London-based Archax last week received long-awaited regulatory approval for its digital securities exchange for tokenised assets. The development makes Archax the first FCA-regulated digital exchange, paving the way for institutional market participants to trade in tokenised assets when the exchange launches sometime in 2021.
Archax was founded by a group of market practitioners to offer institutional-grade issuance, trading and custody facilities for digital assets, by which participants are able to take real-world assets, such as real estate, equity, debt or funds, and tokenise them using blockchain technology.
According to Archax chief marketing officer Simon Barnby, the exchange seeks to offer the level of service and security that institutional market participants are used to. “We are about tokenising assets on the blockchain, then facilitating selling and trading those tokens. for institutions to do that, the venue needs to be regulated. We’re basically trying to do this in the way it’s done in existing institutional markets.”
The exchange hopes that the fact that it is an FCA-regulated market based in London, equipped with an institutional-grade matching engine and trading surveillance in the form of Aquis Technology’s platform, R3’s private Corda blockchain for post-trade, a FIX interface for connectivity, and its own custody services function, will provide a similar experience for institutions seeking to take advantage of digital securities as a new asset class. Archax’s management team is also comprised of experience market participants, and includes former London Stock Exchange strategy head David Lester.
So far, institutional players’ ability to participate in the promising digital securities segment has been limited, with the few existing digital asset exchanges based in relatively obscure jurisdictions such as Estonia, Malta and the Seychelles. While SIX has launched its own SDX digital exchange, this seeks largely to replicate its existing marketplace in a blockchain environment, while the tZero initiative is focused almost exclusively on the US.

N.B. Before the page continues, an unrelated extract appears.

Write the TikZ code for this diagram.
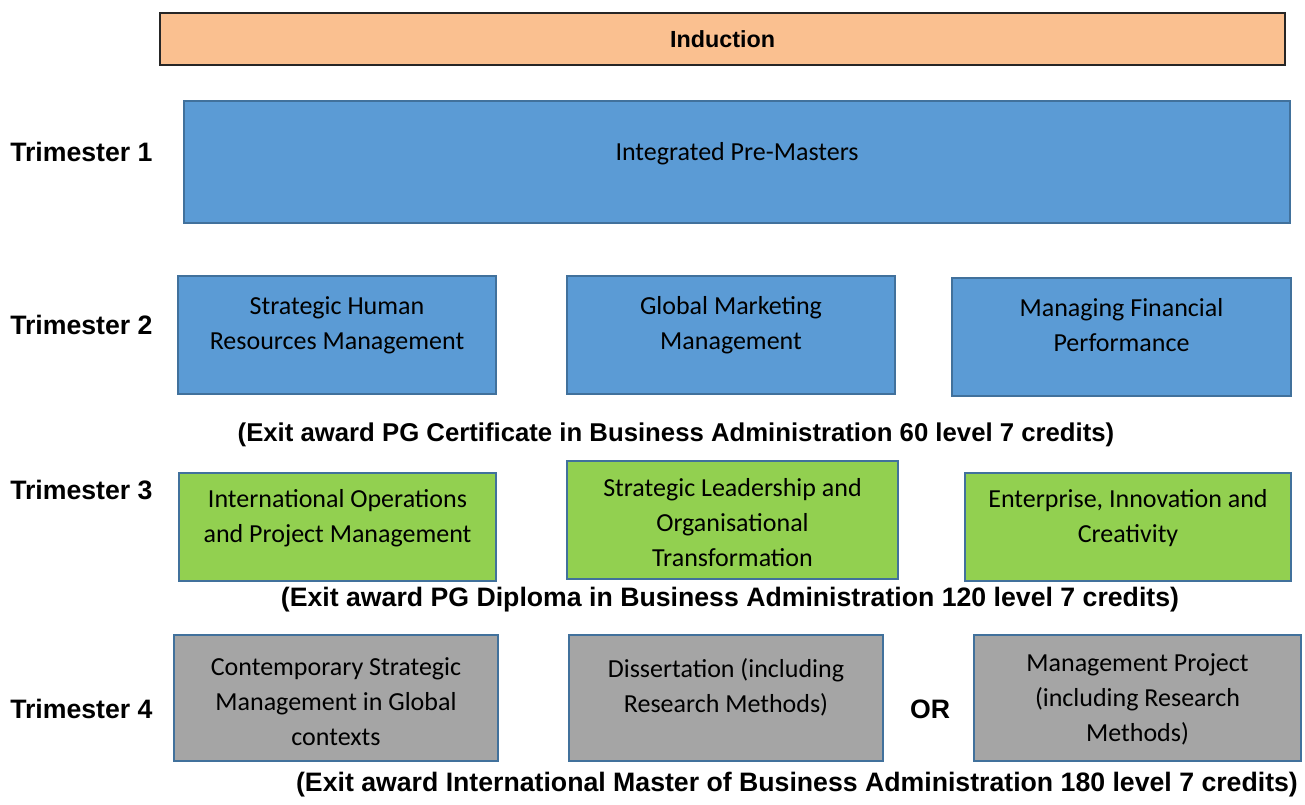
\documentclass[tikz,border=0pt]{standalone}
\usepackage{fontspec}
\setmainfont{Carlito}
\newfontfamily\arialfont{Liberation Sans}
\usetikzlibrary{%
	positioning
}
\definecolor{inductOrange}{HTML}{FAC090}
\definecolor{modBlue}{HTML}{5B9BD5}
\definecolor{modGreen}{HTML}{92D050}
\definecolor{modGrey}{HTML}{A5A5A5}
\definecolor{edgeBlue}{HTML}{41719C}

\begin{document}
\begin{tikzpicture}[
		x=0.75pt,y=-0.75pt,
		Module/.style={draw=edgeBlue,line width=1.5pt,shape=rectangle,anchor=north west,inner sep=0pt},
		ModuleText/.style={font=\fontsize{19.5}{26.25}\selectfont,align=center,inner sep=0pt,anchor=north},
		term/.style={font=\arialfont\bfseries\fontsize{20}{24}\selectfont,anchor=west,inner sep=0pt},
		award/.style={font=\arialfont\bfseries\fontsize{20}{24}\selectfont,inner sep=0pt},
		induct/.style={draw=black!85,line width=1.1pt,fill=inductOrange,font=\arialfont\bfseries\fontsize{17.5}{21}\selectfont,minimum width=843.75pt,minimum height=39pt,inner sep=0pt}
	]
	
	\useasboundingbox (0,0) rectangle (1305,805);
	
	\node(induction) [induct] at (722.5,39) {Induction};
	
	%Trimester 1
	\node(T1) [term] at (10,152) {Trimester 1};
	\node(premasters) [Module, fill=modBlue, minimum width=829.5pt, minimum height=91.5pt] at (183,100) {};
	\node(premasters-txt) [ModuleText, below=32pt of premasters.north] {Integrated Pre-Masters};
	
	%Trimester 2
	\node(T2) [term] at (10,325) {Trimester 2};
	\node(shrm) [Module, fill=modBlue, minimum width=238.5pt, minimum height=88.5pt] at (177,275) {};
	\node(shrm-txt) [ModuleText, below=16pt of shrm.north] {Strategic Human\\Resources Management};
	\node(gmm) [Module, fill=modBlue, minimum width=246pt, minimum height=88.5pt] at (566,275) {};
	\node(gmm-txt) [ModuleText, below=16pt of gmm.north] {Global Marketing\\Management};
	\node(mfp) [Module, fill=modBlue, minimum width=254.25pt, minimum height=88.5pt] at (951,277) {};
	\node(mfp-txt) [ModuleText, below=16pt of mfp.north] {Managing Financial\\Performance};
	
	\node(cert) [award, font=\arialfont\bfseries\fontsize{19.3}{24}\selectfont] at (676,435) {(Exit award PG Certificate in Business Administration 60 level 7 credits)};
	
	%Trimester 3
	\node(T3) [term] at (10,490) {Trimester 3};
	\node(iopm) [Module, fill=modGreen, minimum width=237.75pt, minimum height=81pt] at (178,472) {};
	\node(iopm-txt) [ModuleText, below=13pt of iopm.north] {International Operations\\and Project Management};
	\node(slot) [Module, fill=modGreen, minimum width=248.25pt, minimum height=88.5pt] at (566,460) {};
	\node(slot-txt) [ModuleText, below=13.5pt of slot.north] {Strategic Leadership and\\Organisational\\Transformation};
	\node(eic) [Module, fill=modGreen, minimum width=244.5pt, minimum height=81pt] at (964,472) {};
	\node(eic-txt) [ModuleText, below=13pt of eic.north] {Enterprise, Innovation and\\Creativity};
	
	\node(dipl) [award] at (730,600) {(Exit award PG Diploma in Business Administration 120 level 7 credits)};
	
	%Trimester 4
	\node(T4) [term] at (10,709) {Trimester 4};
	\node(csm) [Module, fill=modGrey, minimum width=243pt, minimum height=94.5pt] at (173,634) {};
	\node(csm-txt) [ModuleText, below=17.5pt of csm.north] {Contemporary Strategic\\Management in Global\\contexts};
	\node(diss) [Module, fill=modGrey, minimum width=235.5pt, minimum height=94.5pt] at (568,634) {};
	\node(diss-txt) [ModuleText, below=18.25pt of diss.north] {Dissertation (including\\Research Methods)};
	\node(or) [award] at (930,709) {OR};
	\node(mproj) [Module, fill=modGrey, minimum width=245.25pt, minimum height=94.5pt] at (973,634) {};
	\node(mproj-txt) [ModuleText, below=14.5pt of mproj.north] {Management Project\\(including Research\\Methods)};
	
	\node(master) [award] at (797,785) {(Exit award International Master of Business Administration 180 level 7 credits)};
	
\end{tikzpicture}
\end{document}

Barnby says that Archax has been encouraged by interest in its offering to date. While it has received indications of interest from all the major investment banks, it expects early adopters to be more flexible organizations like smaller specialist brokers and hedge funds. So far 12 brokers and three market-makers have signed up to participate. Archax says it has 35 issuances in the pipeline, with tokenisation ranging from real estate to equity and debt funds.
The FCA approval covered four areas: the exchange itself, broker permissions, custodian services and crypto asset regulation, with this latter element required under the 5th AML Directive. The approval process took more than a year, during which time Archax built out its own custodian capability, which it is now able to offer as a standalone service for digital assets. Concerns about AML and KYC have been a significant obstacle to institutional uptake of digital assets and cryptocurrencies.